Boxing: 'I want it written in capital letters that I will fight anyone, and it's not about the money'

Britain's world champion Ricky Hatton is annoyed. He tells Steve Bunce why .

It is obvious that Ricky Hatton is in a bad mood according to his dad, Ray. He will no longer make the tea at the family carpet shop. According to the boxer, he will no longer meet inferior boxers in fights that he has no heart for either. He needs a test, he wants a test and he insists that inside the next six months he will finally get one.

"Everybody that knows me has seen me change during the last year or so and that is because it has been very frustrating being Ricky Hatton," said Hatton at his gym in Denton earlier this week.

"I've not been happy with the opponents and I've not been happy with the way some things have been going and I'm not one to keep my mouth shut if I'm annoyed. This year I've been pissed off and I've let everybody know," said Hatton. That includes his dad and his promoter, Frank Warren.

Today Hatton is a happier man than he has been since last December and that is because at about 10 o'clock this evening he will step into the now familiar ring at the MEN Arena, in his home town of Manchester, for what he considers a real fight against a proper fighter. In the opposite corner will be the American Michael Stewart, who will step through the ropes knowing he is the underdog but willing, as ever, to test his limited skills against a better opponent.

The winner of tonight's fight will leave the ring with the World Boxing Union light-welterweight bauble, which Hatton is aiming to defend for the 14th time, and the right to challenge for the International Boxing Federation title sometime next year. It is the uncertainty of a real fight that has made Hatton so irritable and angry this year and he knows that a quick win this evening will not bring a big fight closer any quicker.

In theory, the winner of tonight's fight will meet the winner of the optimistically scheduled bout on 6 November between Australia's Russian emigré Kostya Tszyu and the American Sharmba Mitchell. However, Hatton has seen this fight announced and postponed too many times in the past and he has heard the rumours that it will be put back until next April or May.

"I really don't want to be sitting here hearing the same accusations that I'm avoiding the world's top fighters and just banking bundles of cash," said Hatton in the gym's tiny back room which doubles as a video parlour and tea kitchen.

"I want it written in giant capital letters that I will fight anyone, anywhere and it is not about the money. I know what people say behind my back and I want to put an end to that," Hatton said.
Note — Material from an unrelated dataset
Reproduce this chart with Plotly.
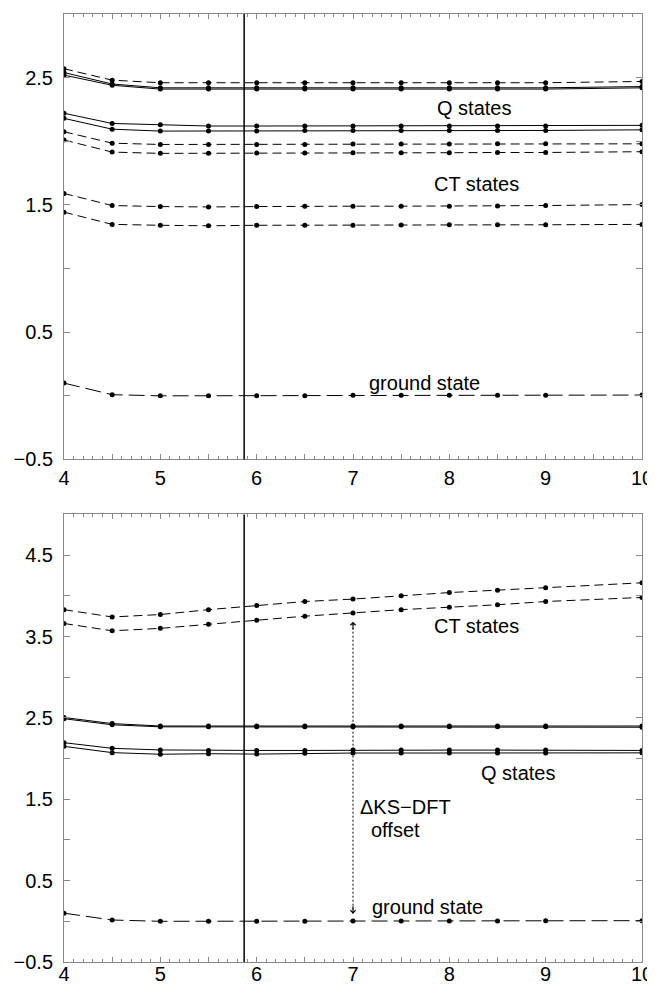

Back in April Hatton was less than 48 hours away from finally getting a fight against one of the sport's leading young contenders, but for some reason Kelson Pinto withdrew.

At the time, and with a capacity crowd of 17,000 already planning their Saturday night celebrations, a selection of absurd excuses appeared to shield the truth of Pinto's withdrawal. It was said that he had an injury, he was in dispute with his management, he had missed the plane and that he had remained in Brazil to be at his pregnant wife's bedside.

"I'm sick of hearing the excuses and this year I've heard plenty. Excuses mean nothing and excuses are bad for me because they make me look like the one that never wanted the fight so I have told Frank [Warren] to not give me any more excuses in the future," Hatton said.

"At the same time I understand just how difficult it can be to make big international fights happen and I know that there has been some bad luck involved and that Frank, with his justifiable reputation for delivering, will come through in the end. I know that and I'm sick of hearing people doubt both me and Frank," Hatton said.

When Pinto failed to appear, a Danish boxer called Dennis Pedersen was acquired for slaughter and fell in six easy rounds, but that was a quality fight, an entertaining match compared to Hatton's dismal appearance in June when he required 12 one-sided and unimaginative rounds to outpoint Carlos Wilfredo Vilches, of Colombia, in the same MEN ring and in front of the same faithful crowd.

"Both of those fights were disappointing to me and I don't wish to be disrespectful, but there was simply no way that I could lose either of them and I know that I went through the motions both in the gym and in the ring," said Hatton.

"That has all changed now and since Stewart was announced as an opponent I have felt totally different. I felt like I did last year and that is fantastic for me and I know it will be a good night for the fans," continued Hatton.

The fans had initially been slow to react to Sky's decision to switch their boxing schedule from Saturday night to Friday night, but during the last five or six days the box office at the MEN has been busy and a crowd of more than 12,000 is now expected.

There had been some concern, less than a week ago, that fewer than 3,000 tickets had sold which is not surprising considering that Hatton had become part of a Saturday night out and that Friday, in Manchester, is a night for a good drink and not a good night out.